_Data shown_
────────────────

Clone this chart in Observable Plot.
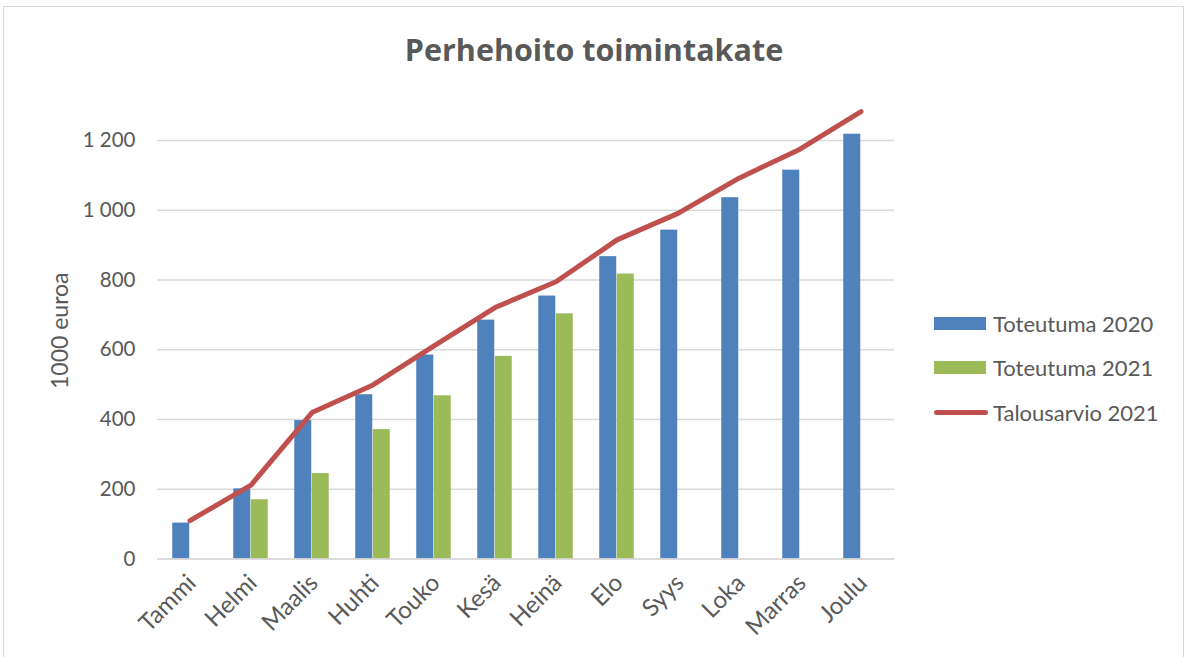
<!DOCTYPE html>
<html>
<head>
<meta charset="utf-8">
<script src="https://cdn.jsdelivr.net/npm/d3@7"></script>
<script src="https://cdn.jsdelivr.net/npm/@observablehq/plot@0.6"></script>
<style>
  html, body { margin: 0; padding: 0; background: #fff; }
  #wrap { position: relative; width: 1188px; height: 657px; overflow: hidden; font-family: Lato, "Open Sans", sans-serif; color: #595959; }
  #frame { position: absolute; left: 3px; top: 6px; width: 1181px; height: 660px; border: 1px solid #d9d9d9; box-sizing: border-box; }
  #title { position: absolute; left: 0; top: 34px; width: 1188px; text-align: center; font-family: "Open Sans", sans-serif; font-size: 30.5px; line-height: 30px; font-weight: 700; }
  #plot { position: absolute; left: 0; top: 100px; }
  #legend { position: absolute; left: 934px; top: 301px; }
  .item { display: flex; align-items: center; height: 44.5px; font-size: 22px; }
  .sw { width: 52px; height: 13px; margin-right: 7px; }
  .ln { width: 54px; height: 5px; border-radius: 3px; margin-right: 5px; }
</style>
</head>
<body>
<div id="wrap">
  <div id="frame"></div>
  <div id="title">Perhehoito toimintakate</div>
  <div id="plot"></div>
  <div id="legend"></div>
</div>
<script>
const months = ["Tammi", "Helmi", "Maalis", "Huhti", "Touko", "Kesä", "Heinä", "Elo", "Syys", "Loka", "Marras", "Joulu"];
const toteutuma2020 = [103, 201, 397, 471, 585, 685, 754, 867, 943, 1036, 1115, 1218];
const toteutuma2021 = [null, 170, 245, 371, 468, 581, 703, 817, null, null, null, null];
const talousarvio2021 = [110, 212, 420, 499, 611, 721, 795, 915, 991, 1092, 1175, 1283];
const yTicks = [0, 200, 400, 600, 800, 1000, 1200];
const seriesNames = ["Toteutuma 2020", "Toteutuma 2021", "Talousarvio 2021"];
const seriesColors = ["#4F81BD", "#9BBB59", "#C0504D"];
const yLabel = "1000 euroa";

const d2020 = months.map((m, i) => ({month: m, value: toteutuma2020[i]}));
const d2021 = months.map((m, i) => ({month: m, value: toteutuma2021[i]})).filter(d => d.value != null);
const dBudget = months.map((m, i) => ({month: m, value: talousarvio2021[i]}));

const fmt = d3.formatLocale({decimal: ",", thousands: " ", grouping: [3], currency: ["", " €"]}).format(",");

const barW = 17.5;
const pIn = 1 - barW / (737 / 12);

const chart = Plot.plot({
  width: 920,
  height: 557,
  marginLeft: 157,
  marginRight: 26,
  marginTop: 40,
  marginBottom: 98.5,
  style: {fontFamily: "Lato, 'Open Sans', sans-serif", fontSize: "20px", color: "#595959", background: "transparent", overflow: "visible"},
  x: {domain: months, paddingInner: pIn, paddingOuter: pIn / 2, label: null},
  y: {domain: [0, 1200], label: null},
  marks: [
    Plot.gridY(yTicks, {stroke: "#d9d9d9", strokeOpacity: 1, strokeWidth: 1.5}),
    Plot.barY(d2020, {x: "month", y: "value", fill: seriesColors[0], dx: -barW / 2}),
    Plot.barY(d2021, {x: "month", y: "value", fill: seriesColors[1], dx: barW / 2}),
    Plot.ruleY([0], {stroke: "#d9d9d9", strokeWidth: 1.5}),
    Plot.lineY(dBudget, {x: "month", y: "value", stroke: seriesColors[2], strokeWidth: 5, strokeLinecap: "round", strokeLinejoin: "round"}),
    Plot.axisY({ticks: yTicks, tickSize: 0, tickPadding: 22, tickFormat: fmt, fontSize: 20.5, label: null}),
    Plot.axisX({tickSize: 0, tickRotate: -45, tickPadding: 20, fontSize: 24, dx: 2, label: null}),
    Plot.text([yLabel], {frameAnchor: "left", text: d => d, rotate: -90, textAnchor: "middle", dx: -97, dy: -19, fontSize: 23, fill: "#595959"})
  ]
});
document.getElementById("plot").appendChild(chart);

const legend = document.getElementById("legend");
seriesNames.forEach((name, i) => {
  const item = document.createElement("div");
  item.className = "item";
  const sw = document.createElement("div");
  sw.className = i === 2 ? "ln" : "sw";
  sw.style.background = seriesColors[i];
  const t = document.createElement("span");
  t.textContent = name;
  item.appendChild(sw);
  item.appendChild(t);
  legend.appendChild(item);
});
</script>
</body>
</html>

────────────────

_Request_
For this exercise, gather every line of the data that contains the word "chart".

_Response for this exercise_
Clone this chart in Observable Plot.
const chart = Plot.plot({
document.getElementById("plot").appendChild(chart);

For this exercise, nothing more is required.